▶ [THE PROBLEM]:
Leaving out all pictures, reproduce the entries below exactly, from the first line through the line that contains "tri_v = [1.68805, 1.68431, 1.68399, 1.68111]".

▶ [EXCERPTED DATA]:
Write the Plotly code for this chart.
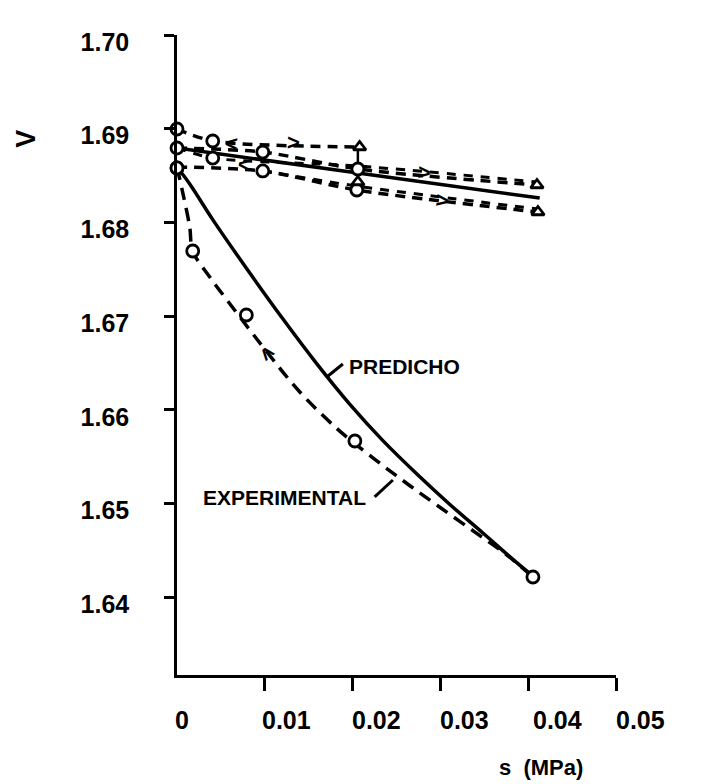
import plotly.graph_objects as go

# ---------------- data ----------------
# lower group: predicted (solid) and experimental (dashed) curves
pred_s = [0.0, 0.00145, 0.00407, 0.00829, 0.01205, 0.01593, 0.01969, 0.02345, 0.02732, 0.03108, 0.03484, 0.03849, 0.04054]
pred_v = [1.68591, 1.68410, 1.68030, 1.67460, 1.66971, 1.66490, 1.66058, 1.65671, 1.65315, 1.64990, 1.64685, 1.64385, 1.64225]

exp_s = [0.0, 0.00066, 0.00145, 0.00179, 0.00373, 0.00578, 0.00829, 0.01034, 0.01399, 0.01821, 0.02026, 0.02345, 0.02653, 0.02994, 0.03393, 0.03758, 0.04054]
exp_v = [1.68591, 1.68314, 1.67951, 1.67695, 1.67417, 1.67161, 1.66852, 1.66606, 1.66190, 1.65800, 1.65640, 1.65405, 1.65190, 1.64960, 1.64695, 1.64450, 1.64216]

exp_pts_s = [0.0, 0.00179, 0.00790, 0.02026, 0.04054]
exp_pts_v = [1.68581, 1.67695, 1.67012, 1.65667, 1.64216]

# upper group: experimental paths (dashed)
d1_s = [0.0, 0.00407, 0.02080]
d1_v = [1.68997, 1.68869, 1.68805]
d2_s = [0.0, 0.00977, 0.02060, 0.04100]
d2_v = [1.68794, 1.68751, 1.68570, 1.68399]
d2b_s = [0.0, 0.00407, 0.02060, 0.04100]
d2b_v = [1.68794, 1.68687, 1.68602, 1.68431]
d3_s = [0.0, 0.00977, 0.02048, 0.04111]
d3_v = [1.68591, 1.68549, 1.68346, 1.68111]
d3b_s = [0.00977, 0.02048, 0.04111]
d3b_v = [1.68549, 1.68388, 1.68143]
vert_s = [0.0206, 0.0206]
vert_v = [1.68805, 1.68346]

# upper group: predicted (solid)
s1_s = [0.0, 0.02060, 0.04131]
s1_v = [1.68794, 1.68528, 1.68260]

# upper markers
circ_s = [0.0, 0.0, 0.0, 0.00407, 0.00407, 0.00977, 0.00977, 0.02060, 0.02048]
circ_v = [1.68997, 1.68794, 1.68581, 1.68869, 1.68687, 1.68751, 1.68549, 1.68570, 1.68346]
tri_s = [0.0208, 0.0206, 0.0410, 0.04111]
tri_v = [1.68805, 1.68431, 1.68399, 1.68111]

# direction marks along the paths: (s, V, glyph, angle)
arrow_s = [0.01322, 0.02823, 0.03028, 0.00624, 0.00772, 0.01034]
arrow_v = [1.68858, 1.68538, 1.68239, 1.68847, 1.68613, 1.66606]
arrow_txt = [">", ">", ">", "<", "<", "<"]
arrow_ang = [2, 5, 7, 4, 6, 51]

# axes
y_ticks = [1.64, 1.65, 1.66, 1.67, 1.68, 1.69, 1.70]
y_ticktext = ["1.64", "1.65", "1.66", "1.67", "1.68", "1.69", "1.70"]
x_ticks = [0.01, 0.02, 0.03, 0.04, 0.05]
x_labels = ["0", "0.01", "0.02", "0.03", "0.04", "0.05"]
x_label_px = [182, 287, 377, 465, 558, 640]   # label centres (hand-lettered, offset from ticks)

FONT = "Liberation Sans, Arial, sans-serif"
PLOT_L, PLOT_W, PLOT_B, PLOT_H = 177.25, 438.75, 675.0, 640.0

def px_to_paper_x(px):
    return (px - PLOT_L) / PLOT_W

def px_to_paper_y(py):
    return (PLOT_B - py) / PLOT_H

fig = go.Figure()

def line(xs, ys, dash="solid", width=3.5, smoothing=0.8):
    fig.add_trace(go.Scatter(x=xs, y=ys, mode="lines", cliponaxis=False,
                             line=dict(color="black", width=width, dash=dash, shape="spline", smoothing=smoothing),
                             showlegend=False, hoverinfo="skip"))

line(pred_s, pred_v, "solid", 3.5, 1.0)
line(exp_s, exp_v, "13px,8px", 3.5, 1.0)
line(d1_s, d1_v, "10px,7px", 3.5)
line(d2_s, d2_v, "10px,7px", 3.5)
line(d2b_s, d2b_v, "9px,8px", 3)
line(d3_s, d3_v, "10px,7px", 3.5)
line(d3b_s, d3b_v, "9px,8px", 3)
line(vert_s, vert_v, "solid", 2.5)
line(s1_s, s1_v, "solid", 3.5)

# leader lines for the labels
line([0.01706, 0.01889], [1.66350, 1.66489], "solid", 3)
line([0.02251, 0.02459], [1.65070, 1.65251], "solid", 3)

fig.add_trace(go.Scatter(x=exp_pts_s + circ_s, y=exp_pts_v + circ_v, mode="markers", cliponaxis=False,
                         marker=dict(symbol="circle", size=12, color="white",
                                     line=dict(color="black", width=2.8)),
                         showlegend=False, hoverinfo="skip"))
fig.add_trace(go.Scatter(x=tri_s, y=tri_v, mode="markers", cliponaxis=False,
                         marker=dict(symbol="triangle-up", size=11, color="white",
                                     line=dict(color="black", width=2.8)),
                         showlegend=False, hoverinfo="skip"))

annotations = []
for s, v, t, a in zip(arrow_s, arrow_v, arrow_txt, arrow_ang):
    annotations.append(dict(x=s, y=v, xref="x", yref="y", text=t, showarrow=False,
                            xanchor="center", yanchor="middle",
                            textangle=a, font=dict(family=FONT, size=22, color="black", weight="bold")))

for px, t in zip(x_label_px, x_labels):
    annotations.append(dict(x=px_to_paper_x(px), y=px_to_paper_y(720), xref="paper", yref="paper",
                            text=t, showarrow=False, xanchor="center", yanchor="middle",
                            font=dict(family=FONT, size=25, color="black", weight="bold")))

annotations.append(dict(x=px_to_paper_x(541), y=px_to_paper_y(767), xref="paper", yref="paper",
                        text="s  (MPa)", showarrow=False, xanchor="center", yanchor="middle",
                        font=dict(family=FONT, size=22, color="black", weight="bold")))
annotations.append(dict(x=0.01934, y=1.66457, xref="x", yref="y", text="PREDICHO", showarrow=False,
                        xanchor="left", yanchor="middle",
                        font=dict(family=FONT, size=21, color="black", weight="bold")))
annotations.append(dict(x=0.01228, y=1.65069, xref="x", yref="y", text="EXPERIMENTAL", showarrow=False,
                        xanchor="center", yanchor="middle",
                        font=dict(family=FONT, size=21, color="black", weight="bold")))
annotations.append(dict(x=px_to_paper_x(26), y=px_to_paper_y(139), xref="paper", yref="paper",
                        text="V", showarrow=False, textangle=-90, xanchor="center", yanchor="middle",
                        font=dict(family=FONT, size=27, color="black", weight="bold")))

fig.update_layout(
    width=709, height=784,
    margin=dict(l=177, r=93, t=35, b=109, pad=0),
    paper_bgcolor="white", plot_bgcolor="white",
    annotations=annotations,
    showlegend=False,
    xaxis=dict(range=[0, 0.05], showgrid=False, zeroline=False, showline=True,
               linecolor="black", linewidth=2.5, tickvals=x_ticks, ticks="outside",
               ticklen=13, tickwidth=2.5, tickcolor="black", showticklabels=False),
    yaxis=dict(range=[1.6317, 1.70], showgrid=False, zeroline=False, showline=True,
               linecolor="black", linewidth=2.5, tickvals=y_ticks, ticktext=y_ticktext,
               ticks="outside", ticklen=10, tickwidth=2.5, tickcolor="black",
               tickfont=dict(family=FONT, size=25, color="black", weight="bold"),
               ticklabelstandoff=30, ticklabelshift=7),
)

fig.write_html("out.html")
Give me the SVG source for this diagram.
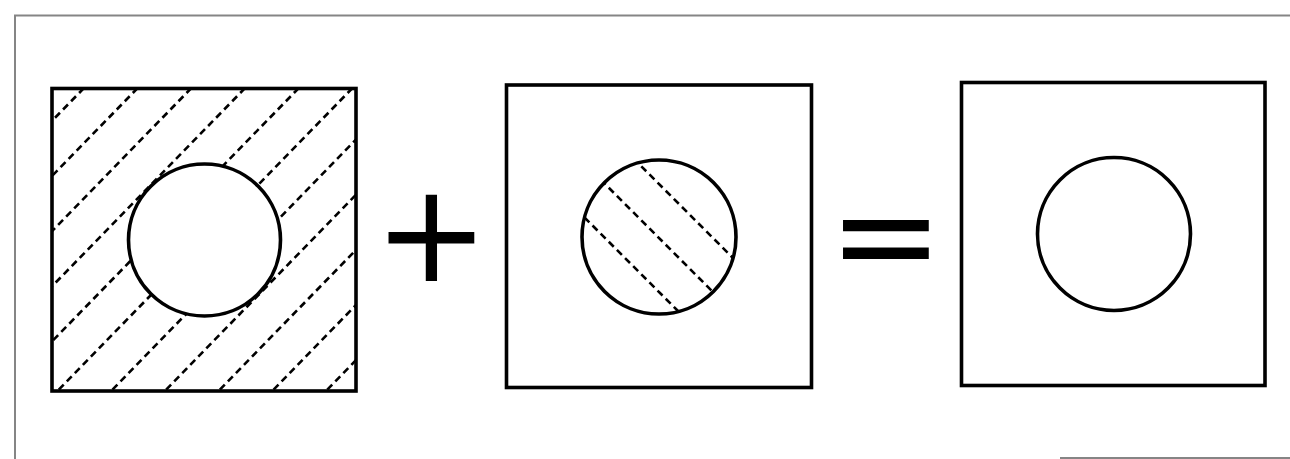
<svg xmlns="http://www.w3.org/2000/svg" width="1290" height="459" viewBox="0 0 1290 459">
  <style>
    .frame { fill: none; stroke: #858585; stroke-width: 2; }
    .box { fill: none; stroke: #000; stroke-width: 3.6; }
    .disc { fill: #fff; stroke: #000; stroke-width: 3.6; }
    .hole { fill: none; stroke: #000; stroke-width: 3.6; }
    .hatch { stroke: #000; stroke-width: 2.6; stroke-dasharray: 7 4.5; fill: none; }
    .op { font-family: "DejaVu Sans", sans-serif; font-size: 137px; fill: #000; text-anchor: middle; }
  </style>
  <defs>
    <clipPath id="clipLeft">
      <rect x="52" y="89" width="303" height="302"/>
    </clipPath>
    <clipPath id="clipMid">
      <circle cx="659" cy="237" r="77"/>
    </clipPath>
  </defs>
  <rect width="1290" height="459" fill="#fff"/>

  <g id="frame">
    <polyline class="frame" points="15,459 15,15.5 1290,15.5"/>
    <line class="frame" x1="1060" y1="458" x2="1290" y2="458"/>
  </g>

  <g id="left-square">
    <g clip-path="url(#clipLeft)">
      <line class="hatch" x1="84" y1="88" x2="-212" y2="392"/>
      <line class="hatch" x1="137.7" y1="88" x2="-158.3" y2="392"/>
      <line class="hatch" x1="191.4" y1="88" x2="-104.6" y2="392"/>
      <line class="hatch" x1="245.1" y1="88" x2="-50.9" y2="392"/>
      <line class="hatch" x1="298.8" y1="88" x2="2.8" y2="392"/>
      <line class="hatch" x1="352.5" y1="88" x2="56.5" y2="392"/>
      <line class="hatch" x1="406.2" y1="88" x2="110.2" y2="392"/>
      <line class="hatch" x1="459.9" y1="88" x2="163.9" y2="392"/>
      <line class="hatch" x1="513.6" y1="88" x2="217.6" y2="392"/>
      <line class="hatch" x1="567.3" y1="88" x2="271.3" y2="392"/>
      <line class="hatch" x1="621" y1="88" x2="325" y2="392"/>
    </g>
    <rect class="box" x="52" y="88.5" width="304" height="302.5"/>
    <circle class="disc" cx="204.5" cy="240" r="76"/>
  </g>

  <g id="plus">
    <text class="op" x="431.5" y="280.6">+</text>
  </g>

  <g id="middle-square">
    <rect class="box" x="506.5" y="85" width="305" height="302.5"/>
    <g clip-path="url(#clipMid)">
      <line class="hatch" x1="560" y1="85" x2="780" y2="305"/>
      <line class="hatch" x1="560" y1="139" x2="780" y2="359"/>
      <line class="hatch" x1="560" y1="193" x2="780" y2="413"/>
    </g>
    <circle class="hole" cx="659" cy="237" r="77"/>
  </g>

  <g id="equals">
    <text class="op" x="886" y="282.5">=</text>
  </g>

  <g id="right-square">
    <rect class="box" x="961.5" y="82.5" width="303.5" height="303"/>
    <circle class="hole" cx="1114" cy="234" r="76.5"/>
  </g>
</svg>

▶ [SOLUTION TO THE PROBLEM]:
Write the Plotly code for this chart.
import plotly.graph_objects as go

# ---------------- data ----------------
# lower group: predicted (solid) and experimental (dashed) curves
pred_s = [0.0, 0.00145, 0.00407, 0.00829, 0.01205, 0.01593, 0.01969, 0.02345, 0.02732, 0.03108, 0.03484, 0.03849, 0.04054]
pred_v = [1.68591, 1.68410, 1.68030, 1.67460, 1.66971, 1.66490, 1.66058, 1.65671, 1.65315, 1.64990, 1.64685, 1.64385, 1.64225]

exp_s = [0.0, 0.00066, 0.00145, 0.00179, 0.00373, 0.00578, 0.00829, 0.01034, 0.01399, 0.01821, 0.02026, 0.02345, 0.02653, 0.02994, 0.03393, 0.03758, 0.04054]
exp_v = [1.68591, 1.68314, 1.67951, 1.67695, 1.67417, 1.67161, 1.66852, 1.66606, 1.66190, 1.65800, 1.65640, 1.65405, 1.65190, 1.64960, 1.64695, 1.64450, 1.64216]

exp_pts_s = [0.0, 0.00179, 0.00790, 0.02026, 0.04054]
exp_pts_v = [1.68581, 1.67695, 1.67012, 1.65667, 1.64216]

# upper group: experimental paths (dashed)
d1_s = [0.0, 0.00407, 0.02080]
d1_v = [1.68997, 1.68869, 1.68805]
d2_s = [0.0, 0.00977, 0.02060, 0.04100]
d2_v = [1.68794, 1.68751, 1.68570, 1.68399]
d2b_s = [0.0, 0.00407, 0.02060, 0.04100]
d2b_v = [1.68794, 1.68687, 1.68602, 1.68431]
d3_s = [0.0, 0.00977, 0.02048, 0.04111]
d3_v = [1.68591, 1.68549, 1.68346, 1.68111]
d3b_s = [0.00977, 0.02048, 0.04111]
d3b_v = [1.68549, 1.68388, 1.68143]
vert_s = [0.0206, 0.0206]
vert_v = [1.68805, 1.68346]

# upper group: predicted (solid)
s1_s = [0.0, 0.02060, 0.04131]
s1_v = [1.68794, 1.68528, 1.68260]

# upper markers
circ_s = [0.0, 0.0, 0.0, 0.00407, 0.00407, 0.00977, 0.00977, 0.02060, 0.02048]
circ_v = [1.68997, 1.68794, 1.68581, 1.68869, 1.68687, 1.68751, 1.68549, 1.68570, 1.68346]
tri_s = [0.0208, 0.0206, 0.0410, 0.04111]
tri_v = [1.68805, 1.68431, 1.68399, 1.68111]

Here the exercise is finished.